→ **GIVEN INSTRUCTION**
Write each line of the material exactly as given, from the top through the line that contains "import numpy as np", and omit all pictures.

→ **INFORMATION SHOWN**
════════════════
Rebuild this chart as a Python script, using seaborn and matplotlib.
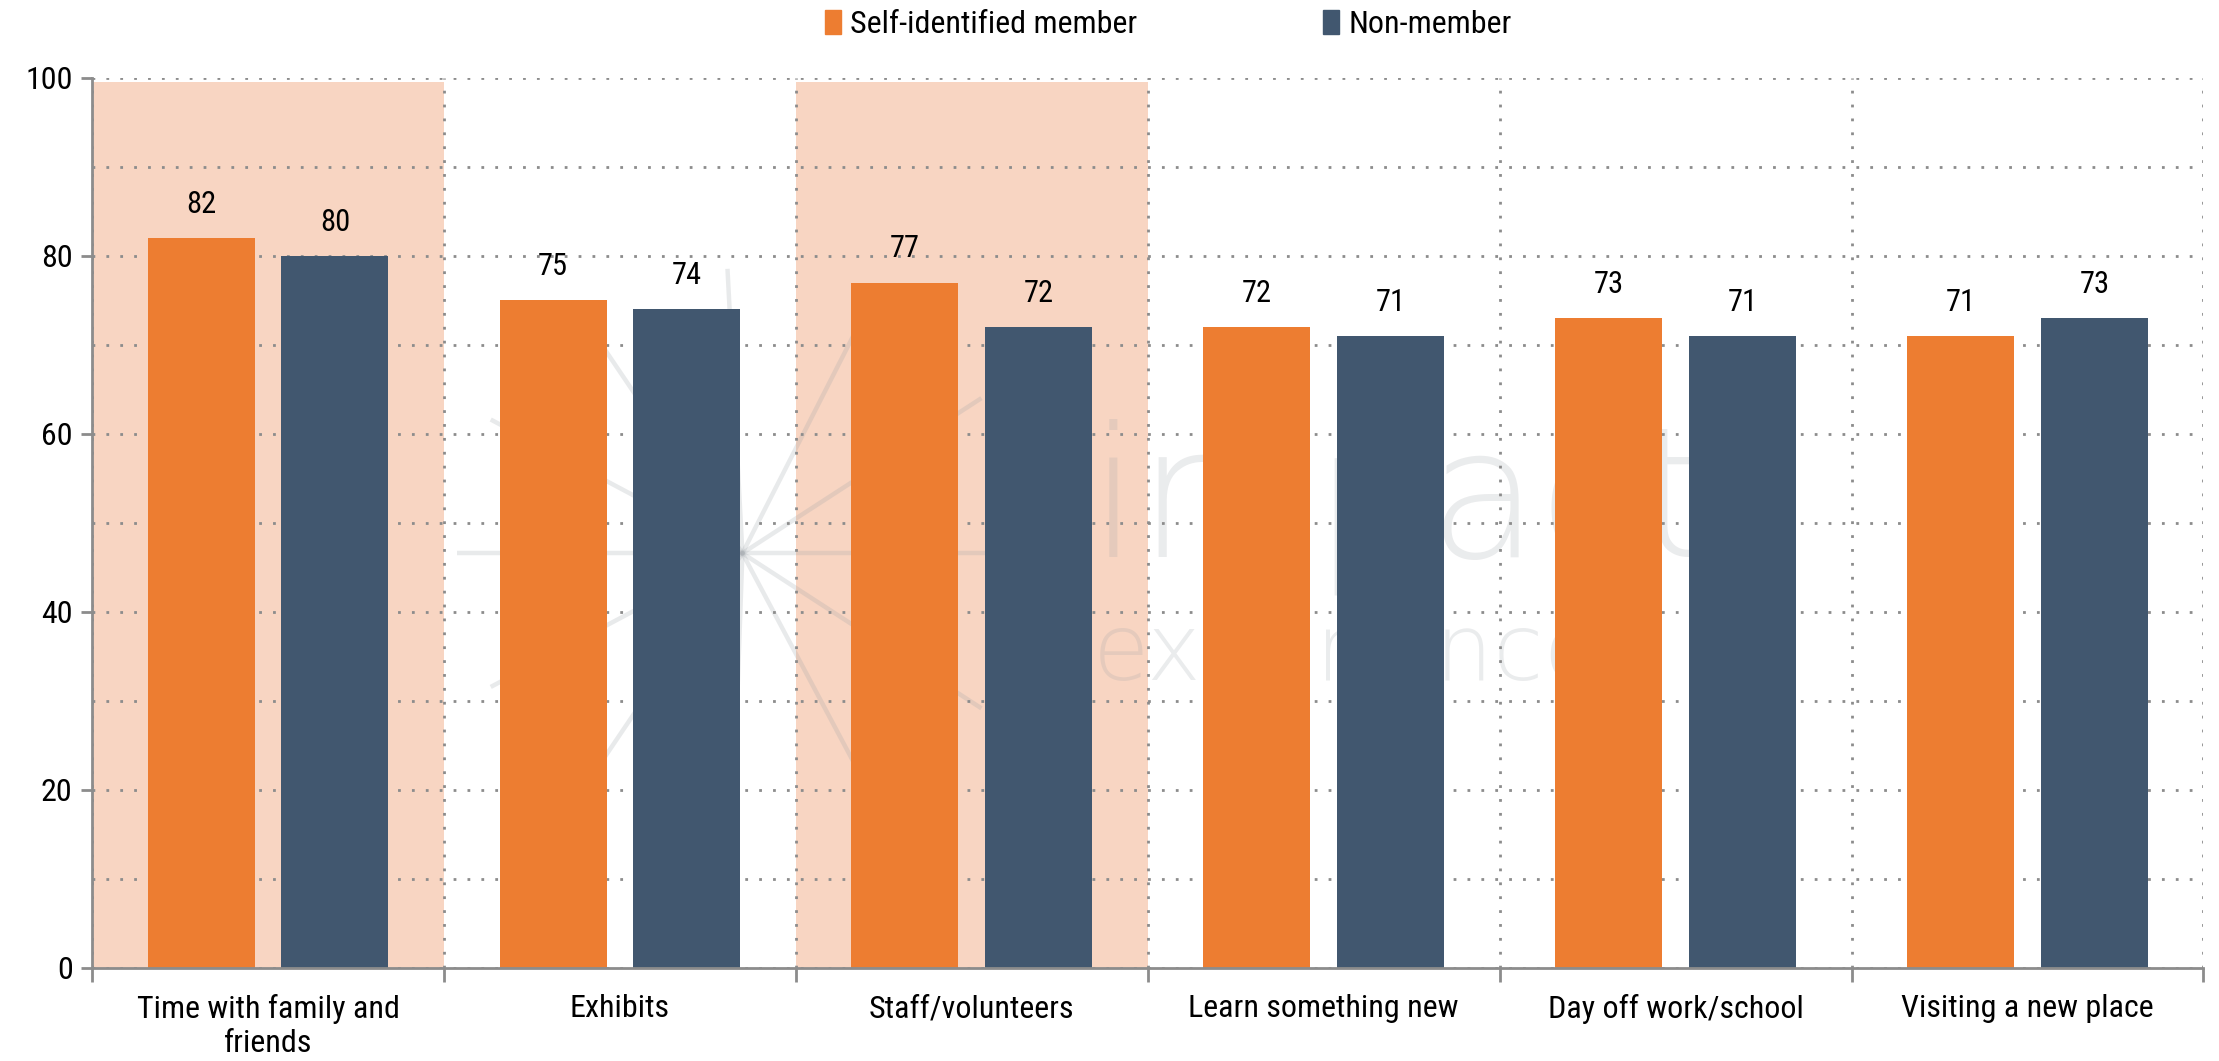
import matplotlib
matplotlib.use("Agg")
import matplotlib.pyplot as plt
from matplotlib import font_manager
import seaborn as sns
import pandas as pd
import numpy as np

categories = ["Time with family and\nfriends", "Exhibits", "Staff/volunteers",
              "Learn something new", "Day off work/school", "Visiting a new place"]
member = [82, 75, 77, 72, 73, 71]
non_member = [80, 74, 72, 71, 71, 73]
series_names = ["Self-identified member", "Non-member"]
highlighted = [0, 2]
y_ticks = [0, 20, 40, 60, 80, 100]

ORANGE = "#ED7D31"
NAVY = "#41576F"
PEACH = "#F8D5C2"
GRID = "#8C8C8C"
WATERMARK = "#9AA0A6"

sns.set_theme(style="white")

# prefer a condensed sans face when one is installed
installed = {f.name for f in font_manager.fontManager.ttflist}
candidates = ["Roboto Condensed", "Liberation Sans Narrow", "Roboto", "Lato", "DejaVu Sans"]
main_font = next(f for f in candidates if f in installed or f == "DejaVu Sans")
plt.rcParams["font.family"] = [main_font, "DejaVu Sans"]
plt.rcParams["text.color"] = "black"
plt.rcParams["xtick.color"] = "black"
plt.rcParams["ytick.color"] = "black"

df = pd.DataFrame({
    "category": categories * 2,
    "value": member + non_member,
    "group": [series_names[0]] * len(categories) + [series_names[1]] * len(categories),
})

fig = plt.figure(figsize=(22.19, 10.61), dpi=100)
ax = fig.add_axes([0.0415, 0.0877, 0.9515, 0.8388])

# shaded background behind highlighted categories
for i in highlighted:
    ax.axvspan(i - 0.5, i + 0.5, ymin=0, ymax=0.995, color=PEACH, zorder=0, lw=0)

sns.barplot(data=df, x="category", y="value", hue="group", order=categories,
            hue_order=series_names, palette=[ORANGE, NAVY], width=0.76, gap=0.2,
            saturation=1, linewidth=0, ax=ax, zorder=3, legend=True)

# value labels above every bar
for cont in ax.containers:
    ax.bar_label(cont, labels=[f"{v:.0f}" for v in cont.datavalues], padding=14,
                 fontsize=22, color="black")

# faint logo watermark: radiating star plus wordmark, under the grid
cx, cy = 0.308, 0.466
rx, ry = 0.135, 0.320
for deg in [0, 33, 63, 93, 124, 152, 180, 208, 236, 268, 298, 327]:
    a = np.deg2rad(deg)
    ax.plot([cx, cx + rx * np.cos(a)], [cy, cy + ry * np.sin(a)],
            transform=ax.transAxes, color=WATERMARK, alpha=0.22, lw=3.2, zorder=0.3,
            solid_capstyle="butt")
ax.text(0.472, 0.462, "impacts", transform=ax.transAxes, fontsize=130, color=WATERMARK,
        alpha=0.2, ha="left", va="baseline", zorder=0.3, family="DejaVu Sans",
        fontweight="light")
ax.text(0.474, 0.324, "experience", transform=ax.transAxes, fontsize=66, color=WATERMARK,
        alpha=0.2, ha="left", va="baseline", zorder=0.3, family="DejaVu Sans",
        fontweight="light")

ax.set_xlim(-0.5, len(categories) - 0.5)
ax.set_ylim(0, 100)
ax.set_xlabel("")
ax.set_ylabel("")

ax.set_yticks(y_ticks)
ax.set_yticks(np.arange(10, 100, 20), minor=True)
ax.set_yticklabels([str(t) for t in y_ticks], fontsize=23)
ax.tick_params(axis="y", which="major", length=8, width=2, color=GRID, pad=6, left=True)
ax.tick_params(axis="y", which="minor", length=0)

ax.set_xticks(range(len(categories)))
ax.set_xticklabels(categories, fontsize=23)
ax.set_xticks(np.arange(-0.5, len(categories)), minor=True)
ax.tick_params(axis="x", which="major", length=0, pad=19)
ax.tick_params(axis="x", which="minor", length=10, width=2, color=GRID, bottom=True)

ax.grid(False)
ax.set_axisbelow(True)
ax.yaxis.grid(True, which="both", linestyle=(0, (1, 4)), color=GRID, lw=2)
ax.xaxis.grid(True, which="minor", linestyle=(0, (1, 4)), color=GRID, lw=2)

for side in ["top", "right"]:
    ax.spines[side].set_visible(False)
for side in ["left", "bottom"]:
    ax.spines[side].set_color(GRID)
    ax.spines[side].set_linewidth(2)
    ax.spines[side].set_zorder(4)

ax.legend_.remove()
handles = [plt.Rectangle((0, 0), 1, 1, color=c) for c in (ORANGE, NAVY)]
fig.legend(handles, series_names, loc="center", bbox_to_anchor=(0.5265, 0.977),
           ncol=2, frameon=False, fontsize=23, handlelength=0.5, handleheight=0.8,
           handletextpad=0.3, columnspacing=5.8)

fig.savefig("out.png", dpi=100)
════════════════
→ **FULL OUTPUT**
Rebuild this chart as a Python script, using seaborn and matplotlib.
import matplotlib
matplotlib.use("Agg")
import matplotlib.pyplot as plt
from matplotlib import font_manager
import seaborn as sns
import pandas as pd
import numpy as np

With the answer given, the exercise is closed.